This is an excerpt from a publication Steven Bridge’s group collaborated on that details the connections we made over the course of this project. It includes conversations between the artists and curatorial fellows, as well as our thoughts on our curatorial process. Download it here.
“Do you feel your work in the MFA show is a culmination of your two years of study at SAIC?”
Marla Sanvick : The work I’m presenting in the MFA exhibition is a continued reﬂection on my interest in human communication. All parts have been realized through the same investigation, of which has been most heavily researched within the past two years. A ‘culmination’ of two years of study, feels too heavy a deﬁnition, placing too much emphasis on it being an end. The biggest challenge for me in creating work for this exhibition was suppressing the desire to show it all; everything I’ve studied, failed at, learned from in an attempt to wrap it up. The exhibition is more a representation of my current position; it’s a moment of pause.

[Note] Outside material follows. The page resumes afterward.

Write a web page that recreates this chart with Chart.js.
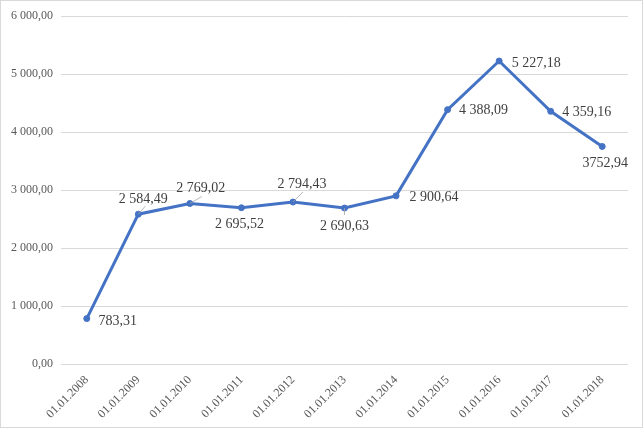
<!DOCTYPE html>
<html><head><meta charset="utf-8">
<script src="https://cdn.jsdelivr.net/npm/chart.js@4"></script>
<style>
html,body{margin:0;padding:0;background:#fff}
#wrap{width:643px;height:428px;box-sizing:border-box;border:1px solid #d9d9d9;position:relative;background:#fff}
canvas{display:block}
</style></head>
<body><div id="wrap"><canvas id="c" width="641" height="426"></canvas></div>
<script>
const categories = ['01.01.2008','01.01.2009','01.01.2010','01.01.2011','01.01.2012','01.01.2013','01.01.2014','01.01.2015','01.01.2016','01.01.2017','01.01.2018'];
const values = [783.31, 2584.49, 2769.02, 2695.52, 2794.43, 2690.63, 2900.64, 4388.09, 5227.18, 4359.16, 3752.94];
const valueLabels = ['783,31','2 584,49','2 769,02','2 695,52','2 794,43','2 690,63','2 900,64','4 388,09','5 227,18','4 359,16','3752,94'];
const yMin = 0, yMax = 6000, yStep = 1000;

// label placement (offset of label centre from point, optional leader line end)
const labelLayout = [
  {dx:31, dy:3},
  {dx:5, dy:-15, lx:7, ly:-8},
  {dx:11, dy:-15, lx:12, ly:-7},
  {dx:-2, dy:17},
  {dx:9, dy:-18, lx:10, ly:-10},
  {dx:0, dy:18, lx:0, ly:7},
  {dx:38, dy:1},
  {dx:36, dy:1},
  {dx:37, dy:2},
  {dx:36, dy:1},
  {dx:3, dy:17}
];

function fmt(v){
  const s = Number(v).toFixed(2).replace('.', ',');
  const parts = s.split(',');
  parts[0] = parts[0].replace(/\B(?=(\d{3})+(?!\d))/g, ' ');
  return parts.join(',');
}

const dataLabelPlugin = {
  id: 'dataLabels',
  afterDatasetsDraw(chart){
    const ctx = chart.ctx;
    const meta = chart.getDatasetMeta(0);
    ctx.save();
    meta.data.forEach((pt, i) => {
      const L = labelLayout[i] || {dx:0, dy:-15};
      if (L.lx !== undefined){
        ctx.strokeStyle = '#a6a6a6';
        ctx.lineWidth = 0.8;
        ctx.beginPath();
        ctx.moveTo(pt.x, pt.y);
        ctx.lineTo(pt.x + L.lx, pt.y + L.ly);
        ctx.stroke();
      }
      ctx.font = '14px "Liberation Serif", "Times New Roman", serif';
      ctx.fillStyle = '#404040';
      ctx.textAlign = 'center';
      ctx.textBaseline = 'middle';
      ctx.fillText(valueLabels[i], pt.x + L.dx, pt.y + L.dy);
    });
    ctx.restore();
  }
};

new Chart(document.getElementById('c'), {
  type: 'line',
  data: {
    labels: categories,
    datasets: [{
      data: values,
      borderColor: '#4472C4',
      backgroundColor: '#4472C4',
      borderWidth: 3,
      pointRadius: 3,
      pointBorderWidth: 1,
      pointHoverRadius: 3,
      pointBackgroundColor: '#4472C4',
      pointBorderColor: '#4472C4',
      tension: 0,
      fill: false
    }]
  },
  options: {
    responsive: false,
    animation: false,
    events: [],
    layout: { padding: { top: 13, right: 14, left: 0, bottom: 0 } },
    plugins: { legend: { display: false }, tooltip: { enabled: false } },
    scales: {
      x: {
        offset: true,
        grid: { display: false, drawTicks: false },
        border: { display: false },
        ticks: {
          color: '#595959',
          font: { family: '"Liberation Serif", "Times New Roman", serif', size: 12 },
          minRotation: 45, maxRotation: 45,
          padding: 9,
          autoSkip: false
        },
        afterFit(s){ s.height = 63; }
      },
      y: {
        min: yMin, max: yMax,
        grid: { color: '#d9d9d9', lineWidth: 1, drawTicks: false },
        border: { display: false },
        ticks: {
          stepSize: yStep,
          color: '#595959',
          font: { family: '"Liberation Serif", "Times New Roman", serif', size: 12 },
          padding: 8,
          callback: (v) => fmt(v)
        },
        afterFit(s){ s.width = 60; }
      }
    }
  },
  plugins: [dataLabelPlugin]
});
</script>
</body></html>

Ashley D. Hairston: My work involves themes I have been concerned with for years. As a graduate student, I have been given methods, authority, and support in addressing these issues through a variety of forms. The work I am presenting in the exhibition is just one iteration of possible presentations. I look forward to the reactions and comments as I provide a broader, more public audience access to my work.
Nick Parparian: My work has been a struggle with how technology affects our lives and the problems that can arise. This work is a continuation of this process, dealing more with the aging of the information revolution and the idea that this same technology is increasingly becoming a driving force in our lives.
Alex Zhang: The work in the MFA show is a culmination in a way that it represents my deepest and most sincere understanding of myself, as well as the world at this point in my life. I did not have a background in fine art before coming to SAIC where I learned almost everything I know about the field. In my two years of study I went through countless failed experiments. . Through this process it became more and more clear what it is I like, what I care about, what I believe in. Finally I created works for the show that, more than ever, my heart could truly echoed.
Min Jung Kim: For two years, I just expressed what I wanted, but surprisingly all of my work is connected through concepts of Parafiction and culture jamming. My work in the MFA show contains these interests while also addressing surveillance issues. Ultimately my approach to visual communication design starts from the question, “How to see and How to be seen?”
Kelly K. Jones: I chose to pursue an MFA at SAIC confident that I would be pushed outside of and beyond the art making practice I had grown comfortable with. The faculty, my advisors, and my peers both encouraged and challenged me. The work I’m presenting is truly a culmination of all that I’ve dreamt, researched, and questioned during my time at SAIC. My photographs are grounded in what has always been important to me, but now my work is able to go beyond the boundaries of self.
I spent the past two years pushing and pulling at every new idea and question. I picked at each critique and interpretation, trying to learn and grow as much as possible. There is no doubt that I am nowhere near any certain solution. However, I have learned to hold questions with confidence, and to trust in the making process. My hope is that this MFA show honors these pursuits. This exhibition offers closure to my graduate school experience as it prepares me for what comes next.
Derilyn Chambers: My work investigates the complexities of a racialized and socio-economically focused society. It considers new paradigms to encourage viewers to see and approach racial identity with new eyes, to look beyond “either/or” and to think in terms of “both/and.” The interdisciplinary and analogic scope in which my work is presented also challenges viewers to see that as much as there is difference, there is sameness, prompting to look beyond the mystery of the “skin” and to probe beneath it.
Through my two years at SAIC, I have also learned to feel more comfortable within ambiguity, to start from the middle when I don’t know the beginning or the end, and to keep moving no matter what. That’s art. That’s learning. That’s life.